Di sisi lain, Arifki menyebut perubahan sistem pemilu yang beirimbas timbulnya 'chaos politik' bisa berujung bisa berpotensi pada penundaan pemilu.

Apalagi, jika kemudian muncul anggapan bahwa KPU selaku penyelenggara Pemilu tak bisa mengatasi dampak yang ditimbulkan imbas keputusan MK tersebut.

"Kalau nanti misalnya KPU dianggap kewalahan atau mungkin Bawaslu dianggap tidak sanggup, ini bisa mengarah ke sana (penundaan pemilu)," kata Arifki.

"Ketika misalnya narasinya ketika pemilu dilanjutkan mungkin nanti akan chaos, akan pusing untuk diurus karena setiap orang punya agenda berbeda, enggak ada agenda yang diarahkan oleh satu orang, makanya penundaan pemilu bisa saja terjadi karena kemungkinannya akan lebih buruk ketika dibiarkan pemilu berlanjut," lanjutnya.

Arifki juga khawatir jika putusan perubahan sistem pemilu dari proporsional terbuka menjadi tertutup diputuskan oleh MK pada saat last minute. 

Arifki menuturkan perubahan sistem pemilu akan berdampak pada aturan hingga tahapan pemilu. Bahkan, bisa saja aturan soal pemilu harus dibuat ulang dan dimulai dari awal.

"Karena enggak mungkin kita memakai aturan yang skemanya terbuka, tapi kita menggunakan sistem tertutup, itu berbeda aturan, maka diulang lagi, artinya kalau diulang lagi tentu tahapannya kan berubah, apakah ada penundaan pemilu di agenda ini saya tidak tahu. Kalau diulang lagi di awal, tentu apakah kita jadi Februari pemilu, makanya ini simpang siur.
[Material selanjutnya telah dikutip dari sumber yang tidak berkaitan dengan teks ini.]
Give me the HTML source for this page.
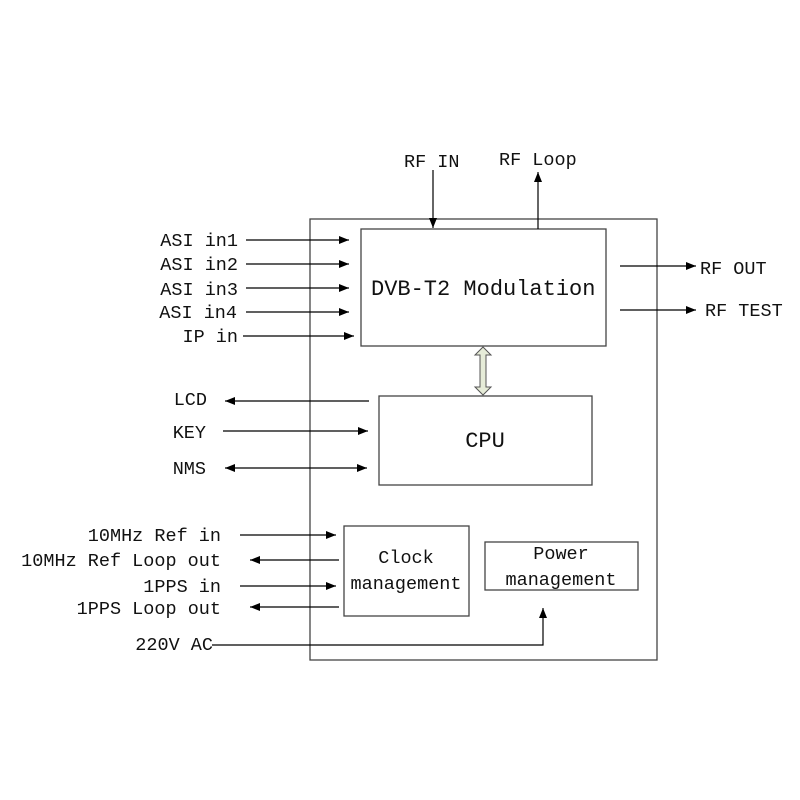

Sementara itu, Herdiansyah menyampaikan pemilu ditunda atau tidak imbas perubahan sistem pemilu, tergantung pada kesiapan partai politik dan KPU selaku penyelenggara pemilu.

Herdiansyah menilai isu soal penundaan pemilu ini memang terus bergulir, meskipun tak ada isu soal perubahan sistem pemilu lewat putusan MK.

Dia justru mengatakan khawatir isu soal perubahan sistem pemilu ini justru dimanfaatkan oleh pihak-pihak tertentu yang memang ingin mempertahankan kekuasaan pemerintahan Presiden Joko Widodo.

"Saya khawatir ini akan dimanfaatkan oleh kelompok-kelompok yang memang sudah sejak awal menginginkan penundaan pemilu untuk mempertahankan kekuasaan Jokowi hari ini, itu pasti akan dipakai dan menurut saya isu itu tidak pernah berhenti, selalu ada dan selalu digulirkan," sambungnya.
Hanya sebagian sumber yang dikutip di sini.